The estate agent’s broker arm has revealed that price of super-prime houses and flats costing £10 million or more has are estimate to balloon by 5 per cent in 2013.
Values of luxury properties climbed by 6.9 per cent in the past year as buyers competed in a sector with fewer properties available to be sold.
The report also found that 98 deals valued at £10 million or more were completed in the nine months leading up to September, a significant rise from 94 transactions a year earlier in 74 in 2010.
It was also shown that London’s high-end properties have been attracting investors seeking appreciating assets, despite Europe’s on-going financial crisis and the financial and political turmoil in the Middle East.
Luxury properties are often bought by shell companies set up in tax havens – such as the Cayman Islands – to avoid expensive taxes implemented by the government.
Most recently, Chancellor of the Exchequer George Osborne introduced a stamp duty rate of 15 per cent on all properties bought from overseas, with homes worth in excess of £2 million levying a 7 per cent charge.

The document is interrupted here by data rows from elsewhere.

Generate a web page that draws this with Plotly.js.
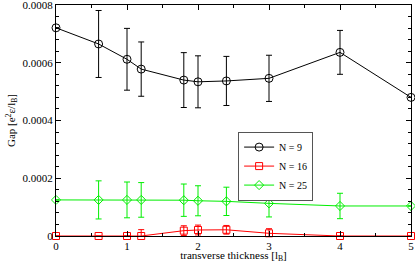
<!DOCTYPE html>
<html><head><meta charset="utf-8">
<script src="https://cdn.plot.ly/plotly-3.0.1.min.js"></script>
<style>html,body{margin:0;padding:0;background:#fff}#c{width:415px;height:263px}</style>
</head><body><div id="c"></div>
<script>
var xN9 = [0, 0.6, 1.0, 1.2, 1.8, 2.0, 2.4, 3.0, 4.0, 5.0];
var yN9 = [0.000721, 0.000665, 0.000612, 0.000578, 0.00054, 0.000534, 0.000537, 0.000546, 0.000636, 0.00048];
var eN9 = [0, 0.000116, 0.000107, 0.000094, 0.000095, 0.00009, 0.000085, 0.00008, 0.000076, 0];

var xN16 = [0, 0.6, 1.0, 1.2, 1.8, 2.0, 2.4, 3.0, 4.0, 5.0];
var yN16 = [0, 0, 0, 0, 0.0000185, 0.0000208, 0.0000215, 0.0000093, 0, 0];
var eN16 = [0, 0, 0, 0.000022, 0.000017, 0.000017, 0.000015, 0.000016, 0, 0];

var xN25 = [0, 0.6, 1.0, 1.2, 1.8, 2.0, 2.4, 3.0, 4.0, 5.0];
var yN25 = [0.000125, 0.000125, 0.000125, 0.000125, 0.000124, 0.000122, 0.00012, 0.000113, 0.000104, 0.000104];
var eN25 = [0, 0.000066, 0.000062, 0.00006, 0.000056, 0.000052, 0.000049, 0.000047, 0.000044, 0];

var names = ['N = 9', 'N = 16', 'N = 25'];
var xTicks = [0, 1, 2, 3, 4, 5];
var yTickVals = [0, 0.0002, 0.0004, 0.0006, 0.0008];
var yTickText = ['0', '0.0002', '0.0004', '0.0006', '0.0008'];

function tr(x, y, e, name, color, symbol, size) {
  return {
    x: x, y: y, name: name, type: 'scatter', mode: 'lines+markers',
    line: {color: color, width: 1},
    marker: {symbol: symbol, size: size, color: color, line: {color: color, width: 1}},
    error_y: {type: 'data', array: e, visible: true, color: color, thickness: 1, width: 3},
    cliponaxis: false
  };
}
var data = [
  tr(xN9, yN9, eN9, names[0], '#000000', 'circle-open', 8),
  tr(xN16, yN16, eN16, names[1], '#ff0000', 'square-open', 7),
  tr(xN25, yN25, eN25, names[2], '#00ee00', 'diamond-open', 7)
];
var font = {family: 'Liberation Serif, Times New Roman, serif', size: 11, color: '#000'};
var layout = {
  width: 415, height: 263,
  margin: {l: 56, r: 4, t: 5, b: 27},
  paper_bgcolor: '#fff', plot_bgcolor: '#fff',
  font: font,
  showlegend: true,
  legend: {x: 0.513, y: 0.452, xanchor: 'left', yanchor: 'top', bgcolor: '#fff',
           bordercolor: '#555', borderwidth: 1, font: {family: font.family, size: 10},
           tracegroupgap: 0, itemwidth: 30},
  xaxis: {
    range: [0, 5], tickvals: xTicks, ticks: 'inside', ticklen: 5, tickcolor: '#000',
    showline: true, linecolor: '#000', linewidth: 1, mirror: 'allticks', showgrid: false, zeroline: false,
    minor: {dtick: 0.5, ticks: 'inside', ticklen: 3, tickcolor: '#000', showgrid: false},
    title: {text: 'transverse thickness [l<sub>B</sub>]', font: font, standoff: 1},
    tickfont: font, ticklabeloverflow: 'allow', automargin: false
  },
  yaxis: {
    range: [0, 0.0008000001], tickvals: yTickVals, ticktext: yTickText, ticks: 'inside', ticklen: 5, tickcolor: '#000',
    showline: true, linecolor: '#000', linewidth: 1, mirror: 'allticks', showgrid: false, zeroline: false,
    minor: {dtick: 0.00004, ticks: 'inside', ticklen: 3, tickcolor: '#000', showgrid: false},
    title: {text: 'Gap [e<sup>2</sup>ε/l<sub>B</sub>]', font: font, standoff: 4},
    tickfont: font, ticklabeloverflow: 'allow', automargin: false
  }
};
Plotly.newPlot('c', data, layout, {staticPlot: true});
</script></body></html>
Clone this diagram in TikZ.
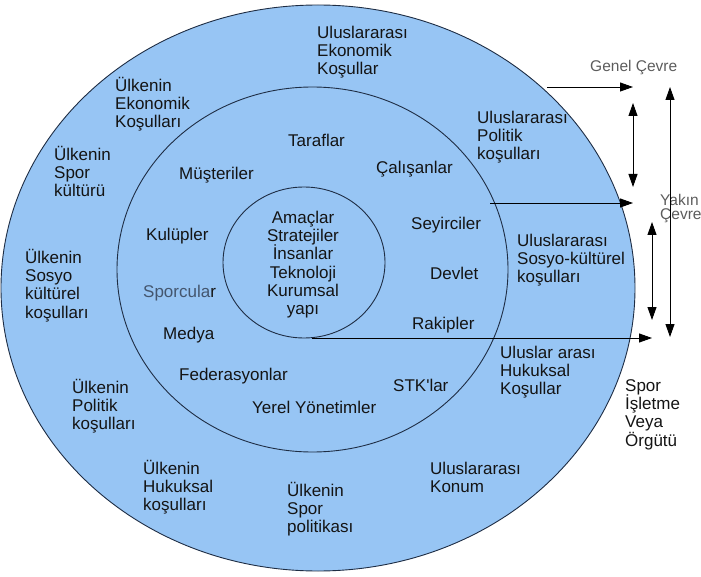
\documentclass[tikz,border=0pt]{standalone}
\usepackage{fontspec}
\setmainfont{Liberation Sans}
\usetikzlibrary{shapes.geometric,arrows.meta}
\definecolor{ringfill}{HTML}{97C5F4}
\definecolor{ringline}{HTML}{1E2D44}
\definecolor{softgray}{HTML}{5C5C5C}
\definecolor{athlete}{HTML}{44566E}
\newcommand{\lblfont}{\fontsize{17}{18.3}\selectfont}
\newcommand{\sidefont}{\fontsize{15.5}{14.5}\selectfont}
\newcommand{\topstrut}{\rule{0pt}{15pt}}
\begin{document}
\begin{tikzpicture}[x=1pt,y=-1pt,
  ring/.style={ellipse, draw=ringline, line width=0.9pt, fill=ringfill, inner sep=0pt, outer sep=0pt},
  lbl/.style={anchor=north west, inner sep=0pt, align=left, font=\lblfont, text=black!92},
  side/.style={inner sep=0pt, align=left, font=\sidefont, text=softgray},
  tip/.style={-{Triangle[length=13pt,width=9pt]}, line width=0.9pt},
  both/.style={{Triangle[length=13pt,width=9pt]}-{Triangle[length=13pt,width=9pt]}, line width=0.9pt},
]
\useasboundingbox (0,0) rectangle (701,577);

% the three environment rings
\node[ring, minimum width=634pt, minimum height=566pt] (outer) at (318,288) {};
\node[ring, minimum width=391pt, minimum height=365pt] (middle) at (312.5,269.5) {};
\node[ring, minimum width=162pt, minimum height=151pt] (inner) at (304,262.5) {};

% core of the organisation
\node[lbl, anchor=north, align=center] (core) at (303,208)
  {\topstrut Amaçlar\\Stratejiler\\İnsanlar\\Teknoloji\\Kurumsal\\yapı};

% near environment (middle ring)
\node[lbl] (taraf) at (288,131) {\topstrut Taraflar};
\node[lbl] (muster) at (179,164) {\topstrut Müşteriler};
\node[lbl] (kulup) at (146,225) {\topstrut Kulüpler};
\node[lbl] (sporcu) at (143,282) {\topstrut\textcolor{athlete}{Sporcula}r};
\node[lbl] (calis) at (376,158) {\topstrut Çalışanlar};
\node[lbl] (seyirci) at (411,214) {\topstrut Seyirciler};
\node[lbl] (devlet) at (430,264) {\topstrut Devlet};
\node[lbl] (rakip) at (412,314) {\topstrut Rakipler};
\node[lbl] (medya) at (163,324) {\topstrut Medya};
\node[lbl] (feder) at (179,365) {\topstrut Federasyonlar};
\node[lbl] (yerel) at (252,398) {\topstrut Yerel Yönetimler};
\node[lbl] (stk) at (393,376) {\topstrut STK\textquotesingle lar};

% general environment (outer ring)
\node[lbl] (uek) at (317,23) {\topstrut Uluslararası\\Ekonomik\\Koşullar};
\node[lbl] (iek) at (115,76) {\topstrut Ülkenin\\Ekonomik\\Koşulları};
\node[lbl] (isk) at (54,145) {\topstrut Ülkenin\\Spor\\kültürü};
\node[lbl] (iso) at (25,248) {\topstrut Ülkenin\\Sosyo\\kültürel\\koşulları};
\node[lbl] (ipo) at (72,378) {\topstrut Ülkenin\\Politik\\koşulları};
\node[lbl] (ihu) at (143,459) {\topstrut Ülkenin\\Hukuksal\\koşulları};
\node[lbl] (ispo) at (287,481) {\topstrut Ülkenin\\Spor\\politikası};
\node[lbl] (uko) at (430,459) {\topstrut Uluslararası\\Konum};
\node[lbl] (uhu) at (500,343) {\topstrut Uluslar arası\\Hukuksal\\Koşullar};
\node[lbl] (uso) at (517,231) {\topstrut Uluslararası\\Sosyo-kültürel\\koşulları};
\node[lbl] (upo) at (477,108) {\topstrut Uluslararası\\Politik\\koşulları};

% the organisation itself and the side captions
\node[lbl] (org) at (625,376) {\topstrut Spor\\İşletme\\Veya\\Örgütü};
\node[side, anchor=base west] (genel) at (590,72) {Genel Çevre};
\node[side, anchor=north west] (yakin) at (660,192) {\rule{0pt}{13pt}Yakın\\Çevre};

% connector end points
\coordinate (g1) at (547,87);
\coordinate (g2) at (633,87);
\coordinate (y1) at (490,203);
\coordinate (y2) at (633,203);
\coordinate (k1) at (312,338);
\coordinate (k2) at (652,338);
\coordinate (a1) at (633,103);
\coordinate (a2) at (633,187);
\coordinate (b1) at (652,222);
\coordinate (b2) at (652,320);
\coordinate (c1) at (670,87);
\coordinate (c2) at (670,337);

% boundary markers and range arrows
\draw[tip] (g1) -- (g2);
\draw[tip] (y1) -- (y2);
\draw[tip] (k1) -- (k2);
\draw[both] (a1) -- (a2);
\draw[both] (b1) -- (b2);
\draw[both] (c1) -- (c2);
\end{tikzpicture}
\end{document}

Prior to the introduction of these taxes, 32 per cent of homes worth over £10 million were purchased by offshore companies, a figure which has since dropped to 3.8 per cent.
Taxes have mostly affected luxury properties whose value lies between £2 million and £5 million – sales in this bracket fell by 44 per cent in Q3 2012, when compared with the same period in the previous year.
For homes worth less than £2 million, however, house sales were found to have increased by 13 per cent.
Liam Bailey, Knight Frank’s head of residential research, said: “Stock in this segment is very limited. The population of very wealthy potential buyers has been rising strongly over the past two years and looks set to rise into 2013.”